Consider the bureau's prolonged statistical neglect of the cellphone. Cellphones were a staple in almost three million American households as early as 1992, according to Motorola (news/quote), the big cellphone maker. But cellphones were not reflected in the index until 1998, when Americans bought almost 35.5 million of them. That was largely because the marketbasket was still locked into an outdated formula that had counted telephone service in the costs of housing — and cellphones were used outside the home.

The inflationary effect of new features on old products also bedevils the index. Consider a shopper who bought a Chevrolet Blazer in 1998 for $23,703 and now wants to replace it. The comparable 2002 vehicle, the Blazer LS, is priced at $26,310 — an increase of $2,607, or almost 11 percent. But because it now comes standard with a Bose sound system and a theft-alarm system, among other upgrades, the bureau will slice hundreds of dollars off the price increase when calculating the price inflation.

The bureau is now making such adjustments to more goods and services in its marketbasket. It is also trying to figure how to reflect quality decreases in air travel, for example. It had tracked product changes that affect the environment, like emissions systems, but stopped recently to re-evaluate that process.

Taken together, the changes should make the index more timely. Patrick C. Jackman, a bureau economist who is considered its top authority on the index, offered one example: Viagra, the male impotence drug introduced in 1998, was moved into the index in 2000.

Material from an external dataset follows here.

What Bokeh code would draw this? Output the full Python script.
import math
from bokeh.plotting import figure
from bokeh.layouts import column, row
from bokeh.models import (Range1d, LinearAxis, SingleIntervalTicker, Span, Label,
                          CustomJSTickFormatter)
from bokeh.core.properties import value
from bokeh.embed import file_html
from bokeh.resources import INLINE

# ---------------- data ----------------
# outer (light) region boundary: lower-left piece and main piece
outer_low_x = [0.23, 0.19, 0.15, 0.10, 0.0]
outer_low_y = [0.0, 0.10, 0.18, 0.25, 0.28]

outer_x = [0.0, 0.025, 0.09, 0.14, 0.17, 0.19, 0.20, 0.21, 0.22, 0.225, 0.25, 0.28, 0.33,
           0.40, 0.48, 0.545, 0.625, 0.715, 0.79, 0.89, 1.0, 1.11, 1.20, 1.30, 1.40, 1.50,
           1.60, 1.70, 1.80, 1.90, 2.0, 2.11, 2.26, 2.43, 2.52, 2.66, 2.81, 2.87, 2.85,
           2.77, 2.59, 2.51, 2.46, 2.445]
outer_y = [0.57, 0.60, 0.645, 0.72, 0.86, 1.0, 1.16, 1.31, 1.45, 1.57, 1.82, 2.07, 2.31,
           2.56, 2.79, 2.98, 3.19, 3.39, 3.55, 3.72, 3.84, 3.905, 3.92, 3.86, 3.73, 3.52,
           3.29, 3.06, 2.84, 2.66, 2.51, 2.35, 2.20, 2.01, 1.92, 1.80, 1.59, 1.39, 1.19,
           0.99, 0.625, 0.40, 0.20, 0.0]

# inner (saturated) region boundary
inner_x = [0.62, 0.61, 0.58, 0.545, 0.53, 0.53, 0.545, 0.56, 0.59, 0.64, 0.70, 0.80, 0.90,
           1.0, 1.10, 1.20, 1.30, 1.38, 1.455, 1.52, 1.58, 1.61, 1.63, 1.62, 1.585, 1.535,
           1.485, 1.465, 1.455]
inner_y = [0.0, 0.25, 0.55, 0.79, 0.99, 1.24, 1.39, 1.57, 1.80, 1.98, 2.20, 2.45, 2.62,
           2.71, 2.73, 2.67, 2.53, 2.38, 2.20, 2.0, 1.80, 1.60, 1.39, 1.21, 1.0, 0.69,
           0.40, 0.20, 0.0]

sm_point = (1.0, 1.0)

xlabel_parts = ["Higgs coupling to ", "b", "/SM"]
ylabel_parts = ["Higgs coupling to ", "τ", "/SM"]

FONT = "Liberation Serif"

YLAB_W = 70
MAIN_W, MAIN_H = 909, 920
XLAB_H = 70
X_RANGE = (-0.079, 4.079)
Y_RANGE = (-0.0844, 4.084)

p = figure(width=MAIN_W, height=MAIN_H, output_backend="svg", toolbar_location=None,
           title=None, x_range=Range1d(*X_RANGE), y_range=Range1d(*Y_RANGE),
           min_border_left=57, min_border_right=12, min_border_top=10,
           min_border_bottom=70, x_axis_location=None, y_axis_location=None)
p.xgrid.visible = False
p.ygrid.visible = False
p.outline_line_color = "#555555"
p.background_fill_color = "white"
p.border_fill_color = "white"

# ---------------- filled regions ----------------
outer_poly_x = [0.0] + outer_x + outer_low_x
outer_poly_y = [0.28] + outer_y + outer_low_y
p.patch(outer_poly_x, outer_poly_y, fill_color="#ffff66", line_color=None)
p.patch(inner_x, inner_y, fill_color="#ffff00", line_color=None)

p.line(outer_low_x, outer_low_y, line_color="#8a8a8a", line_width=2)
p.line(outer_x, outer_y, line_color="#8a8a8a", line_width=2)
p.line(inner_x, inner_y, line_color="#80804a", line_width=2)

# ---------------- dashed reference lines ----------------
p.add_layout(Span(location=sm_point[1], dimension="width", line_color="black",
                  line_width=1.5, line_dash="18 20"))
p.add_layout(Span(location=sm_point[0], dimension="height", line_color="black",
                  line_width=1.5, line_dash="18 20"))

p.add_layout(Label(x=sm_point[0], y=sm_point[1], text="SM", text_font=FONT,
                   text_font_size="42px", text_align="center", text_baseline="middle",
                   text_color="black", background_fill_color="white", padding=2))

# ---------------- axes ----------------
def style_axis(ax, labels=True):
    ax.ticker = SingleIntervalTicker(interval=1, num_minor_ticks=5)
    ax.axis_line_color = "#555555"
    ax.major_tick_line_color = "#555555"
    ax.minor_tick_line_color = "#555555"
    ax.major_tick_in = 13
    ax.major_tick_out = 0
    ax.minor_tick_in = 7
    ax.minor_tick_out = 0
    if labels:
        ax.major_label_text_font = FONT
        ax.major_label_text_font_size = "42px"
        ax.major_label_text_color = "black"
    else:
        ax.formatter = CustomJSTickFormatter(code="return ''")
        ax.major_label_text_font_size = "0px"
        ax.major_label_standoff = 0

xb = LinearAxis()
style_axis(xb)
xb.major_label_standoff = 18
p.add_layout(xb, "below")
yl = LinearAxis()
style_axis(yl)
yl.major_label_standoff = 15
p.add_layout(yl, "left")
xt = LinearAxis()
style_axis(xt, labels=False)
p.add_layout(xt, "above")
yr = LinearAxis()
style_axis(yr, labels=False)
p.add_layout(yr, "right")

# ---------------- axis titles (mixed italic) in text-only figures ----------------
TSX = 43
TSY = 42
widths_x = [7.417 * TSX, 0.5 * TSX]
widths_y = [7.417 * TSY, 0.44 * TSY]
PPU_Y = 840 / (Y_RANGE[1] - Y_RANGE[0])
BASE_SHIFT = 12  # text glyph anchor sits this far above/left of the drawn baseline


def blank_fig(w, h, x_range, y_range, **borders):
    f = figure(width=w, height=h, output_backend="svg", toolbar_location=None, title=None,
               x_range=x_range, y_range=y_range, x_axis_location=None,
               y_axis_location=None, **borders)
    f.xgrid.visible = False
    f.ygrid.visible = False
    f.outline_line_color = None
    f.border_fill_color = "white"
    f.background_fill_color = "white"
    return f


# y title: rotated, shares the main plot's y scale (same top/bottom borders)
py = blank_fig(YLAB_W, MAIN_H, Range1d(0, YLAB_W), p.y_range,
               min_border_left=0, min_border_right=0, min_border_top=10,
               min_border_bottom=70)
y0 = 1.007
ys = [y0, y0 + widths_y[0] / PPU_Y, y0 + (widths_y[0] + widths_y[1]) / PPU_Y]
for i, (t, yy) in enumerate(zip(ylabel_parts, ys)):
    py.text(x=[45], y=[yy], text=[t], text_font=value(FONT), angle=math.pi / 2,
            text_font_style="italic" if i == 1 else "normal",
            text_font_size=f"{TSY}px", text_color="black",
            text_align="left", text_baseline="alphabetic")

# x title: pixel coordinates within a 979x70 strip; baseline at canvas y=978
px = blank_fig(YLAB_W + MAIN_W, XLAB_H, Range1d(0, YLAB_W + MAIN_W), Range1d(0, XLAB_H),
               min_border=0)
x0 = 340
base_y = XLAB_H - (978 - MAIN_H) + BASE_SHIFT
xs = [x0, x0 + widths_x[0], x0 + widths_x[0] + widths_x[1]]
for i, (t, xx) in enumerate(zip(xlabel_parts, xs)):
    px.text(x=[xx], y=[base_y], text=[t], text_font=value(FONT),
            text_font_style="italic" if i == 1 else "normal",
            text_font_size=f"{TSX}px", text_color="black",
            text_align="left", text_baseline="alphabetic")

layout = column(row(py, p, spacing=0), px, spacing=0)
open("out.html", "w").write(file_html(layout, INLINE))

Starting next year, the bureau will measure a more subtle variable: what happens when consumers buy one product instead of another that has risen in price. The bureau began accounting for substitution in a rudimentary way in 1999, literally apples to apples or cheese to cheese. If the price of Golden Delicious apples goes up, for example, that would seem to bump up inflation. But if a shopper switches to cheaper Granny Smiths, the bureau records what the shopper actually spent — which means less inflation.

In 2002, the bureau will do this kind of calculation across categories — measuring what happens when a shopper buys chicken, for example, because the price of lamb has increased. This, too, will result in a lower inflation rate, although the bureau is planning, for now, to report this number separately, not in the basic index.

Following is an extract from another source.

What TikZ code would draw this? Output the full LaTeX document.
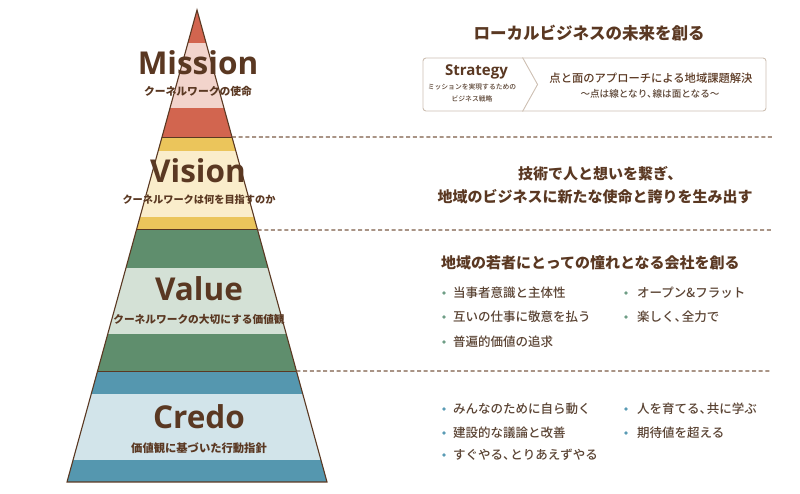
\documentclass[tikz,border=0pt]{standalone}
\usepackage{fontspec}
\newfontfamily\lat{Open Sans}
\newfontfamily\jp{Noto Sans CJK JP}
\newfontfamily\jpm{Noto Sans CJK JP Medium}
\newcommand\myten{、\kern-0.42em}
\definecolor{mdark}{HTML}{D2654F}
\definecolor{mlight}{HTML}{F2D4CC}
\definecolor{vdark}{HTML}{EBC55B}
\definecolor{vlight}{HTML}{FAEDCB}
\definecolor{gdark}{HTML}{5F8E6D}
\definecolor{glight}{HTML}{D4E1D6}
\definecolor{cdark}{HTML}{5597AF}
\definecolor{clight}{HTML}{D2E4EA}
\definecolor{brn}{HTML}{5A3822}
\definecolor{btxt}{HTML}{5A4333}
\definecolor{dashc}{HTML}{7B5B45}
\definecolor{boxc}{HTML}{CDBFB2}
\definecolor{gdot}{HTML}{6F9E86}
\definecolor{bdot}{HTML}{5A9BB5}
\begin{document}
\begin{tikzpicture}[x=1pt,y=-1pt,
  bigtitle/.style={text=brn,font=\lat\bfseries\fontsize{31.5}{31}\selectfont,inner sep=0pt,anchor=base},
  subt/.style={text=brn,font=\jp\bfseries\fontsize{#1}{12}\selectfont,inner sep=0pt},
  head/.style={text=brn,font=\jp\bfseries\fontsize{15}{23}\selectfont,inner sep=0pt,align=center},
  bul/.style={text=btxt,font=\jpm\fontsize{12.5}{14}\selectfont,inner sep=0pt,anchor=west},
  dashline/.style={draw=dashc,line width=1.4pt,dash pattern=on 4pt off 2.7pt},
  sep/.style={draw=brn,line width=1pt},
]
\useasboundingbox (0,0) rectangle (800,494);
\coordinate (apex) at (197,10);
\coordinate (bl) at (67,482);
\coordinate (br) at (327,482);
\begin{scope}
\clip (apex) -- (br) -- (bl) -- cycle;
\fill[mdark] (0,0) rectangle (400,43);
\fill[mlight] (0,43) rectangle (400,108);
\fill[mdark] (0,108) rectangle (400,137);
\fill[vdark] (0,137) rectangle (400,151);
\fill[vlight] (0,151) rectangle (400,217);
\fill[vdark] (0,217) rectangle (400,230);
\fill[gdark] (0,230) rectangle (400,268);
\fill[glight] (0,268) rectangle (400,334);
\fill[gdark] (0,334) rectangle (400,371);
\fill[cdark] (0,371) rectangle (400,394);
\fill[clight] (0,394) rectangle (400,460);
\fill[cdark] (0,460) rectangle (400,482);
\end{scope}
\path (apex) -- (bl) coordinate[pos=0.26907] (l1) coordinate[pos=0.46610] (l2) coordinate[pos=0.76483] (l3);
\path (apex) -- (br) coordinate[pos=0.26907] (r1) coordinate[pos=0.46610] (r2) coordinate[pos=0.76483] (r3);
\draw[sep] (l1) -- (r1);
\draw[sep] (l2) -- (r2);
\draw[sep] (l3) -- (r3);
\draw[draw=brn,line width=1.1pt,line join=miter] (apex) -- (br) -- (bl) -- cycle;
% dashed separators
\coordinate (d1) at (772,137);
\coordinate (d2) at (772,230);
\coordinate (d3) at (772,371);
\draw[dashline] (r1) -- (d1);
\draw[dashline] (r2) -- (d2);
\draw[dashline] (r3) -- (d3);
% pyramid titles
\node[bigtitle] (mis) at (198,75) {Mission};
\node[subt=10.8] (missub) at (198,91) {クーネルワークの使命};
\node[bigtitle] (vis) at (198,182.5) {Vision};
\node[subt=10.2] (vissub) at (199,200) {クーネルワークは何を目指すのか};
\node[bigtitle] (val) at (199,301) {Value};
\node[subt=10.7] (valsub) at (199,319) {クーネルワークの大切にする価値観};
\node[bigtitle] (cre) at (199,428) {Credo};
\node[subt=11.3] (cresub) at (199,448) {価値観に基づいた行動指針};
% Mission right side
\node[text=brn,font=\jp\bfseries\fontsize{16.5}{20}\selectfont,inner sep=0pt] (mtitle) at (589,33) {ローカルビジネスの未来を創る};
\node[draw=boxc,line width=0.9pt,rounded corners=3pt,minimum width=343pt,minimum height=53pt,inner sep=0pt] (sbox) at (594.5,84.5) {};
\coordinate (ct) at ([xshift=100pt]sbox.north west);
\coordinate (cm) at ([xshift=115pt]sbox.west);
\coordinate (cb) at ([xshift=100pt]sbox.south west);
\draw[draw=boxc,line width=0.9pt] (ct) -- (cm) -- (cb);
\node[text=brn,font=\lat\bfseries\fontsize{15}{15}\selectfont,inner sep=0pt,anchor=base] (strat) at (476.5,76) {Strategy};
\node[text=btxt,font=\jpm\fontsize{6.8}{12}\selectfont,inner sep=0pt,align=center] (stratsub) at (472,93) {ミッションを実現するための\\ビジネス戦略};
\node[text=brn,font=\jpm\fontsize{11.3}{13}\selectfont,inner sep=0pt] (sline1) at (651,78) {点と面のアプローチによる地域課題解決};
\node[text=btxt,font=\jpm\fontsize{9.6}{12}\selectfont,inner sep=0pt] (sline2) at (650,94) {〜点は線となり\myten 線は面となる〜};
% Vision right side
\node[head] (vtext1) at (597,174) {技術で人と想いを繋ぎ\myten};
\node[head] (vtext2) at (595,197) {地域のビジネスに新たな使命と誇りを生み出す};
% Value right side
\node[head,anchor=west] (valtitle) at (441,263) {地域の若者にとっての憧れとなる会社を創る};
\foreach \y/\t [count=\i] in {293/当事者意識と主体性,317/互いの仕事に敬意を払う,342/普遍的価値の追求}{
  \fill[gdot] (444,\y) circle (1.8);
  \node[bul] (va\i) at (453,\y) {\t};
}
\foreach \y/\t [count=\i] in {293/オープン\&フラット,317/楽しく\myten 全力で}{
  \fill[gdot] (626,\y) circle (1.8);
  \node[bul] (vb\i) at (637,\y) {\t};
}
% Credo right side
\foreach \y/\t [count=\i] in {409/みんなのために自ら動く,433/建設的な議論と改善,455/すぐやる\myten とりあえずやる}{
  \fill[bdot] (444,\y) circle (1.8);
  \node[bul] (ca\i) at (453,\y) {\t};
}
\foreach \y/\t [count=\i] in {409/人を育てる\myten 共に学ぶ,433/期待値を超える}{
  \fill[bdot] (626,\y) circle (1.8);
  \node[bul] (cb\i) at (637,\y) {\t};
}
\end{tikzpicture}
\end{document}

Such changes in bureau procedures have been welcomed by critics like Michael J. Boskin, the Stanford economics professor who led the commission, established by the Senate in 1995. If the index does not record how technology is improving consumer life, or how consumers save money by buying cheaper goods, he contends, it overstates inflation.

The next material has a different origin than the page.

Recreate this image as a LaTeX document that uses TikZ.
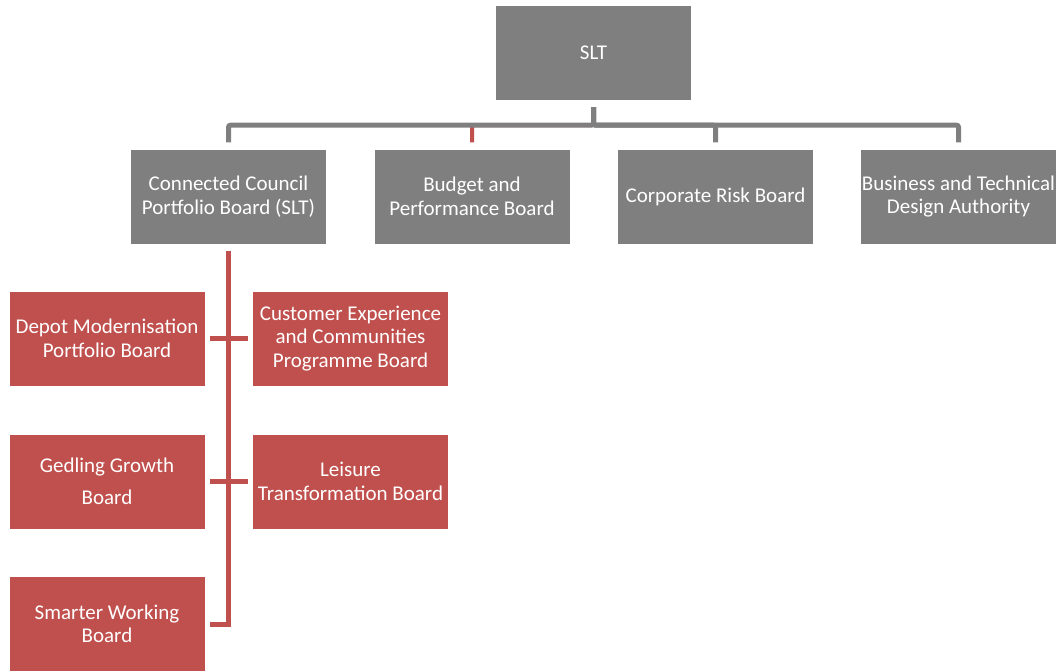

Economists continue to debate the issue. If consumers are forced to buy more expensive products, they end up spending more — and to some experts, that should mean higher inflation. Michael Goldstein, a finance professor at Babson College who has worked at the New York Stock Exchange and with federal agencies, said the consumer index should "measure how much it costs to be a regular person in this society, and to keep up with everybody."

Even small changes in the index can make an enormous difference in financial calculations. The Boskin Commission concluded that the index overstated inflation by an average of 1.1 percentage points a year.

Under current calculations, according to the Social Security Administration, a worker with an average wage rate who retired in 2002 at 65, then collected Social Security checks until she died at 82, would receive $318,000. If the index were cut by 1.1 percentage points, as the Boskin Commission recommended, that retiree would get $277,000, or $41,000 less. For the government, of course, such a reduction in the index would mean savings of billions of dollars.

But the index will always be flawed, said Joel Best, a professor of sociology and criminal justice at the University of Delaware and author of "Damned Lies and Statistics: Untangling Numbers From the Media, Politicians, and Activists." The index, like many other statistics, is "meant to distill complexity into some relatively simple measure," he said.

 
While the bureau may be moving faster to change its data, its methods for gathering the data remain stuck in the nondigital past. When Dr. Boskin's commission was formed in 1995, he recalled, he traipsed after a bureau pricing agent as she went through a Nordstrom department store in Northern California looking at the tags on dresses and writing down the prices on paper. Now, six years later, even though legions of FedEx (news/quote) and U.P.S. deliverers have long been using handheld computers, bureau workers are still out in the field with paper and pencil.

The bureau is phasing in handheld computers; all pricing agents will have them by 2003. But it is unclear if or when the bureau will begin using another common technology — the bar-code scanner — that has revolutionized the way retailers and manufacturers follow price movements.

This pace of change concerns Dr. Boskin. The bureau has "taken some steps," he said. But the inflation rate, he added, "is a moving target."